Today in 2002: Stop speaking Pidgin English - Vice Chancellor

In October 2002, the Vice Chancellor of the University of Ghana, Professor Kwadwo Asenso-Okyere gave council to university students to refrain from speaking Pidgin English on campus.

He argued that student's resolve to speak Pidgin has deteriorated their performance in the English Language, stressing it is evidenced in their examination scripts and thesis.

The Vice Chancellor (now late ) was speaking at the matriculation ceremony for first year students of the university when he made this known to students.

Read the full story originally published on October 28, 2001, on Ghanaweb

Professor Kwadwo Asenso-Okyere, Vice Chancellor of the University of Ghana, Legon on Saturday expressed concern about the standard of English among university students and advised them to desist from speaking Pidgin English, which he said would not help them.

Speaking at this year's matriculation of 7,959 freshmen out of the 10,301 admitted into the University, Prof Asenso-Okyere said there was evidence of deterioration in English Language among students in their examinations and theses, which some employers had also complained about. "The contributory factor to this development is the use of Pidgin English on the campus, especially among male students," Prof Asenso Okyere said explaining that it was a "hang-over from the secondary schools". "My advice to you is to desist from it if you are part of it. It will mot help you" the Vice Chancellor cautioned.

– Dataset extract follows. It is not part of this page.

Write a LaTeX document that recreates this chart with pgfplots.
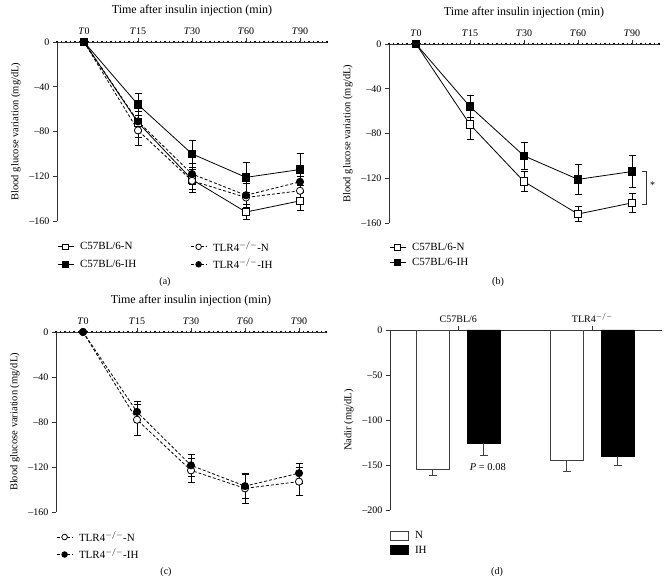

Prof Asenso-Okyere, who was inducted into office on October 1, this year, said the University administration was tailoring the curricula and teaching to provide skills and competence needed by graduates to meet the challenges of the society. He said with the huge investment in university education it was expected that they would use their knowledge for the benefit of society for the public to provide the funds needed for the mission of the University.

The greatest constraint facing universities, especially the public ones, was funding, the Vice Chancellor said adding that since university education generated both private and public benefits, it was the responsibility of the government, parents, students, the private sector and alumni to contribute towards its functioning. Prof Asenso-Okyere stated that the University would change the way some things were done to generate interest and confidence.

The Vice Chancellor said HIV/AIDS was becoming a big problem on campuses and asked the students to follow healthy moral behavior. He urged them to adhere to the AIDS Control Program message of abstinence, be faithful and to use condoms. The best was abstinence, he said and urged them to concentrate on their books. Students should develop their spiritual being by devoting some time to serve God, he said and urged them to spend their time usefully.